Creation of the new show involved far more than just dance. Lang shared related artwork, music, and excerpts from her research to get the crew thinking about the subject matter. The group also engaged in frequent, often very personal and difficult discussions. The studio became a place to learn and ask questions as talks ranged from family and personal histories to color lines within the black community — class status, hair, skin color, and height. “It’s the professor in me,” says Lang. “I can’t really take that hat off. ... We all have these different stories and family histories, but still there’s a theme of oppression. We learned a lot about ourselves.”

“I did personal research within my own family,” says dancer Debòrah Hughes. “When she gave me movement, I was thinking of myself as my family member back then. What was my bloodline thinking when they were in this moment? We’re trying to understand the story from these women’s points of view.”

Dancer Nicole Kedaroe also found the subject matter challenging, and the choreography even more so. “You kind of have to put yourself in that position and that’s what intimidates me about the work,” she says. “But the part I struggle with most is the technique of T. Lang. ... Your whole body is invested in this piece. You have to immerse yourself in it. I feel like the content is the least of my struggles. I trust T. Lang completely with it.”

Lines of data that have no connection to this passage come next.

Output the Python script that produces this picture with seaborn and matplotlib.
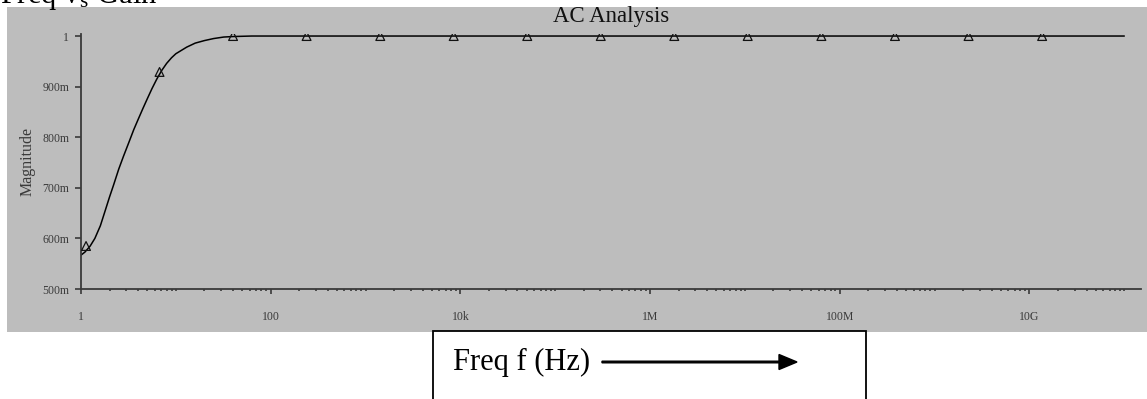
import matplotlib
matplotlib.use("Agg")
import matplotlib.pyplot as plt
import matplotlib.ticker as mticker
from matplotlib.patches import Rectangle, FancyArrow
import seaborn as sns
import pandas as pd

# Simulated AC sweep: magnitude of the response vs frequency (Hz)
freq = [1.0, 1.1, 1.25, 1.4, 1.6, 1.8, 2.0, 2.2, 2.5, 2.8, 3.2, 3.6, 4.0, 4.5,
        5.0, 5.6, 6.3, 7.1, 8.0, 9.0, 10.0, 13.0, 16.0, 20.0, 25.0, 32.0,
        40.0, 63.0, 100.0, 1e3, 1e6, 1e9, 1e11]
magnitude = [0.567, 0.573, 0.585, 0.600, 0.625, 0.655, 0.682, 0.705, 0.737,
             0.762, 0.790, 0.815, 0.835, 0.857, 0.876, 0.896, 0.915, 0.932,
             0.946, 0.957, 0.965, 0.978, 0.986, 0.991, 0.995, 0.998, 0.999,
             1.0, 1.0, 1.0, 1.0, 1.0, 1.0]

# Trace marker samples
marker_freq = [1.13, 6.73, 40.1, 239.0, 1.43e3, 8.5e3, 5.07e4, 3.02e5, 1.8e6,
               1.07e7, 6.4e7, 3.82e8, 2.28e9, 1.36e10]
marker_mag = [0.585, 0.929, 1.0, 1.0, 1.0, 1.0, 1.0, 1.0, 1.0, 1.0, 1.0, 1.0,
              1.0, 1.0]

x_major = [1, 1e2, 1e4, 1e6, 1e8, 1e10]
x_labels = ["1", "100", "10k", "1M", "100M", "10G"]
y_major = [0.5, 0.6, 0.7, 0.8, 0.9, 1.0]
y_labels = ["500m", "600m", "700m", "800m", "900m", "1"]

W, H = 1147, 399
BG = "#bdbdbd"
INK = "#3a3a3a"

sns.set_theme(style="ticks")
plt.rcParams["font.family"] = ["Liberation Serif", "DejaVu Serif"]
plt.rcParams["mathtext.fontset"] = "stix"

fig = plt.figure(figsize=(W / 100, H / 100), dpi=100)
fig.patch.set_facecolor("white")

# grey plotting panel behind the axes
fig.patches.append(Rectangle((7 / W, (H - 332) / H), (W - 7) / W, (332 - 7) / H,
                             transform=fig.transFigure, facecolor=BG,
                             edgecolor="none", zorder=-2))

ax = fig.add_axes([81 / W, (H - 289) / H, (1141 - 81) / W, (289 - 33.5) / H])
ax.set_zorder(2)
ax.set_facecolor(BG)

curve = pd.DataFrame({"freq": freq, "magnitude": magnitude})
marks = pd.DataFrame({"freq": marker_freq, "magnitude": marker_mag})

sns.lineplot(data=curve, x="freq", y="magnitude", ax=ax, color="black",
             linewidth=1.1, sort=False)
sns.scatterplot(data=marks, x="freq", y="magnitude", ax=ax, marker="^", s=40,
                color="black", linewidth=0.9, zorder=3)
for coll in ax.collections:
    coll.set_facecolor("none")
    coll.set_edgecolor("#111111")

ax.set_xscale("log")
ax.set_xlim(1, 1.5e11)
ax.set_ylim(0.5, 1.005)

ax.xaxis.set_major_locator(mticker.FixedLocator(x_major))
ax.xaxis.set_major_formatter(mticker.FixedFormatter(x_labels))
ax.xaxis.set_minor_locator(mticker.LogLocator(base=10, subs=range(1, 10), numticks=40))
ax.xaxis.set_minor_formatter(mticker.NullFormatter())
ax.yaxis.set_major_locator(mticker.FixedLocator(y_major))
ax.yaxis.set_major_formatter(mticker.FixedFormatter(y_labels))

ax.tick_params(axis="x", which="major", direction="out", length=3.5, width=1.2,
               color=INK, labelsize=8.5, labelcolor=INK, pad=12)
ax.tick_params(axis="x", which="minor", direction="out", length=1.3, width=1.2,
               color=INK)
ax.tick_params(axis="y", which="major", direction="out", length=4.5, width=1.2,
               color=INK, labelsize=8.5, labelcolor=INK, pad=4)

sns.despine(ax=ax)
for side in ("left", "bottom"):
    ax.spines[side].set_color(INK)
    ax.spines[side].set_linewidth(1.3)

ax.set_xlabel("")
ax.set_ylabel("Magnitude", fontsize=11.5, color=INK, labelpad=5)
ax.set_title("AC Analysis", fontsize=16.5, color="#111111", pad=8)

# page heading, partly above the top edge
fig.text(0.0, 1 - 3 / H, r"Freq v$_\mathregular{s}$ Gain", fontsize=22,
         ha="left", va="baseline", color="black")

# caption box with axis direction arrow
fig.patches.append(Rectangle((433 / W, -0.05), (866 - 433) / W, (H - 331) / H + 0.05,
                             transform=fig.transFigure, facecolor="white",
                             edgecolor="black", linewidth=1.3, zorder=4))
fig.text(453 / W, (H - 370) / H, "Freq f (Hz)", fontsize=22, ha="left",
         va="baseline", color="black", zorder=5)
fig.patches.append(FancyArrow(602 / W, (H - 362) / H, (797 - 602) / W, 0,
                              width=1.6 / H, head_width=15 / H,
                              head_length=18 / W, length_includes_head=True,
                              transform=fig.transFigure, color="black",
                              zorder=5))

fig.savefig("out.png", dpi=100, facecolor="white")
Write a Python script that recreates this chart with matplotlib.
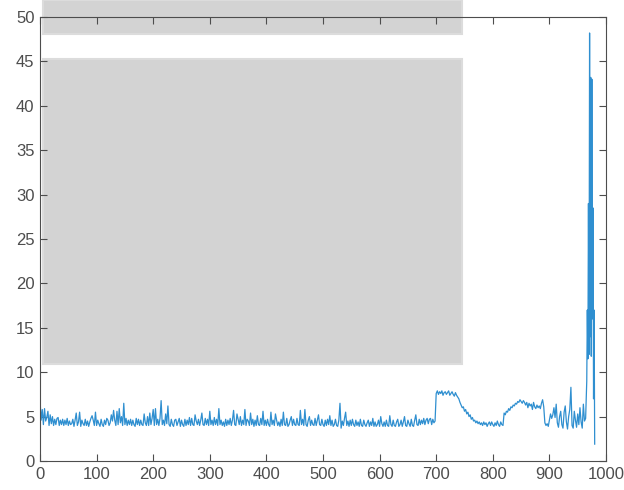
import numpy as np
import matplotlib.pyplot as plt
from matplotlib.patches import Rectangle

plt.rcParams['font.family'] = ['Liberation Sans', 'DejaVu Sans']

# flat part, one value every 2 samples, x = 0 .. 698
base_y = [6.9, 4.6, 5.8, 4.1, 5.9, 4.5, 4.9, 5.6, 4.0, 5.2,
          4.2, 5.0, 4.0, 4.7, 4.1, 4.8, 4.9, 4.0, 4.6, 4.1,
          4.7, 4.0, 4.6, 4.1, 4.8, 4.0, 4.5, 4.1, 4.2, 4.7,
          3.9, 4.6, 5.4, 4.0, 4.4, 5.5, 3.9, 4.6, 4.2, 4.0,
          4.7, 4.0, 4.5, 3.9, 4.4, 4.8, 5.1, 4.6, 4.0, 5.5,
          4.0, 4.6, 4.2, 3.9, 4.7, 4.1, 3.9, 4.6, 4.1, 4.8,
          4.6, 4.0, 4.3, 5.2, 4.5, 5.7, 4.6, 4.0, 5.6, 4.1,
          5.9, 4.3, 5.0, 4.0, 6.5, 4.1, 4.8, 4.0, 4.6, 4.1,
          4.7, 4.0, 4.6, 4.1, 3.9, 4.8, 4.1, 4.7, 4.0, 4.6,
          4.1, 4.0, 5.3, 4.3, 4.0, 5.0, 4.0, 5.4, 4.1, 4.8,
          5.8, 4.0, 5.9, 4.1, 4.7, 4.0, 4.8, 6.8, 4.1, 4.6,
          4.0, 5.3, 4.2, 6.2, 4.1, 3.9, 4.7, 4.1, 3.9, 4.6,
          4.7, 4.0, 4.4, 4.8, 3.9, 4.6, 4.1, 3.9, 4.7, 4.0,
          4.6, 4.1, 4.9, 4.0, 4.8, 4.1, 4.0, 5.2, 4.5, 4.1,
          4.7, 4.0, 4.6, 5.4, 4.1, 4.0, 4.8, 4.1, 4.7, 4.0,
          5.6, 4.1, 4.6, 4.0, 4.9, 4.1, 4.7, 4.0, 5.9, 4.1,
          4.6, 4.0, 4.4, 3.9, 4.7, 4.0, 4.6, 4.1, 4.8, 4.0,
          4.6, 5.7, 4.1, 4.0, 5.3, 4.7, 4.1, 5.0, 4.0, 4.6,
          4.1, 5.8, 4.0, 4.7, 4.5, 4.0, 5.4, 4.1, 4.7, 3.9,
          4.6, 4.0, 5.1, 4.1, 4.0, 4.8, 4.1, 5.6, 4.0, 4.6,
          4.0, 4.7, 4.1, 3.9, 5.5, 4.1, 4.6, 4.0, 5.3, 4.6,
          4.0, 4.4, 3.9, 4.7, 4.0, 5.5, 4.1, 4.0, 4.8, 3.9,
          4.1, 4.6, 5.0, 4.0, 4.7, 4.1, 4.0, 4.8, 4.1, 4.0,
          5.7, 4.1, 4.7, 4.0, 5.8, 4.1, 3.9, 4.6, 5.0, 4.0,
          4.6, 4.1, 4.0, 4.8, 4.0, 4.6, 5.2, 4.1, 4.0, 4.7,
          4.1, 3.9, 4.6, 4.0, 4.7, 4.1, 5.1, 4.0, 4.6, 3.9,
          4.1, 4.7, 4.0, 3.9, 4.6, 6.5, 3.7, 4.5, 4.0, 4.8,
          5.5, 4.0, 4.5, 3.9, 4.6, 4.0, 4.7, 4.1, 3.9, 4.6,
          4.0, 4.4, 3.9, 4.7, 4.0, 3.9, 4.6, 4.1, 3.9, 4.3,
          4.6, 3.9, 4.4, 4.0, 4.8, 3.9, 4.4, 3.9, 4.1, 4.6,
          3.9, 5.0, 4.2, 3.9, 4.4, 3.9, 4.6, 4.0, 3.9, 5.1,
          4.1, 3.9, 4.6, 4.0, 3.9, 4.4, 4.7, 3.9, 4.1, 4.6,
          3.9, 4.4, 5.0, 4.0, 3.9, 4.6, 4.2, 3.9, 4.7, 4.0,
          3.9, 4.6, 5.2, 4.1, 4.0, 4.7, 4.1, 4.6, 4.2, 4.8,
          4.1, 4.6, 4.8, 4.2, 4.7, 4.8, 4.1, 4.7, 4.3, 4.5]

# step, bump and noisy tail, one value every 2 samples, x = 700 .. 962
tail_y = [7.6, 7.9, 7.5, 7.8, 7.6, 7.9, 7.4, 7.7, 7.8, 7.5,
          7.7, 7.9, 7.4, 7.6, 7.8, 7.5, 7.3, 7.7, 7.4, 7.2,
          7.0, 6.6, 6.3, 6.0, 6.1, 5.6, 5.8, 5.3, 5.5, 5.0,
          5.2, 4.7, 4.9, 4.5, 4.6, 4.3, 4.5, 4.2, 4.4, 4.1,
          4.3, 4.0, 4.4, 4.1, 4.3, 3.9, 4.2, 4.4, 4.0, 4.4,
          4.1, 3.9, 4.3, 4.0, 4.5, 4.1, 3.9, 4.4, 4.1, 4.0,
          5.4, 5.2, 5.6, 5.5, 5.9, 5.7, 6.1, 6.0, 6.3, 6.2,
          6.5, 6.4, 6.7, 6.6, 6.9, 6.7, 6.5, 6.8, 6.6, 6.3,
          6.6, 6.0, 6.5, 6.2, 6.4, 5.8, 6.6, 6.1, 5.9, 6.3,
          6.0, 6.2, 5.9, 6.5, 6.9, 6.1, 4.3, 4.0, 4.2, 3.9,
          4.6, 5.3, 4.8, 5.2, 6.0, 4.9, 6.4, 4.3, 3.8, 5.0,
          5.6, 4.1, 3.7, 5.5, 6.2, 4.4, 3.6, 5.0, 5.8, 8.3,
          4.0, 3.7, 5.6, 4.6, 3.8, 5.3, 4.1, 6.0, 4.4, 3.7,
          6.4, 4.5]

# final burst
burst_x = [964, 966, 967, 968, 969, 970, 971, 972, 973, 974, 975, 976, 977, 978, 979, 980]
burst_y = [4.8, 9.0, 17.0, 11.5, 29.0, 12.0, 48.2, 14.0, 43.2, 11.8, 43.0, 16.0, 28.5, 7.0, 17.0, 1.9]

x = np.concatenate([np.arange(len(base_y)) * 2,
                    700 + np.arange(len(tail_y)) * 2,
                    burst_x])
y = np.concatenate([base_y, tail_y, burst_y])

fig = plt.figure(figsize=(6.24, 4.90), dpi=100)
ax = fig.add_axes([40 / 624, 29 / 490, 566 / 624, 444 / 490])

ax.plot(x, y, color='#2f8fd0', lw=0.9)

ax.set_xlim(0, 1000)
ax.set_ylim(0, 50)
ax.set_xticks(np.arange(0, 1001, 100))
ax.set_yticks(np.arange(0, 51, 5))

ax.tick_params(direction='in', top=True, right=True, length=5, pad=4,
               color='#4d4d4d', labelcolor='#4d4d4d', labelsize=12)
for s in ax.spines.values():
    s.set_color('#4d4d4d')
    s.set_linewidth(0.8)

# grey boxes covering part of the plot
for (px, py, pw, ph) in [(43, 0, 419, 34), (43, 59, 419, 305)]:
    ax.add_patch(Rectangle((px / 624, 1 - (py + ph) / 490), pw / 624, ph / 490,
                           transform=fig.transFigure, clip_on=False,
                           facecolor='#d3d3d3', edgecolor='#dcdcdc', lw=1.5, zorder=1.5))

fig.savefig('out.png', dpi=100)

In a mixture of ensembles, solos, and duets, the abstract dance performance is meant to create a space for the contemplation of black women’s loss of autonomy under slavery and the abuse’s lasting traces in contemporary culture. The central section, “Whip It,” begins with a traditional rendition of “Nobody Knows the Trouble I’ve Seen” sung live by Atlanta neo-soul artist Karlyn as the dancers fall over and are dragged across the floor. The song gradually becomes a mashup of the national anthem and Khia’s “My Neck, My Back,” a provocative play on sexualized images of black women that remain prevalent in the media. “We’re still so conditioned to accept these problematic images,” says Lang. “It’s referencing this mixture, this lack of awareness in our society. This rhythm, this beat, this whip that’s mesmerizing us to not really listen to the messages that are seeping in.”

Lang also asked Spelman colleagues Opal Moore and Michelle Hite, both English professors and poets, to contribute poems. “They wrote these beautiful words that question our perception of women,” she says.

As audience members enter, they’ll hear sound designer Lee Blalock’s soundscape of auction noises mixed with manipulated readings of Moore and Hite’s texts. Projections of video by Georgia State University artists group Open Position will integrate various images and animation throughout the work: Vines will slowly grow and intertwine throughout the show to form a whip, while other images play off Walker’s silhouettes or show montages of women augmenting their appearance with makeup, clothes, or surgery.

Lang says she hopes audiences understand that the new show is not meant to be confrontational or accusatory. The group’s hope is to start conversation about a buried chapter of history whose painful legacy is perhaps more present than we like to think. “It’s not to make a statement but to put this in people’s ear,” says Lang. “I hope people won’t categorize us as ‘That’s just another black female company on the soap box.’ That’s not really my intent. I’m trying to open a conversation. ... There are some untold truths that we need to speak.”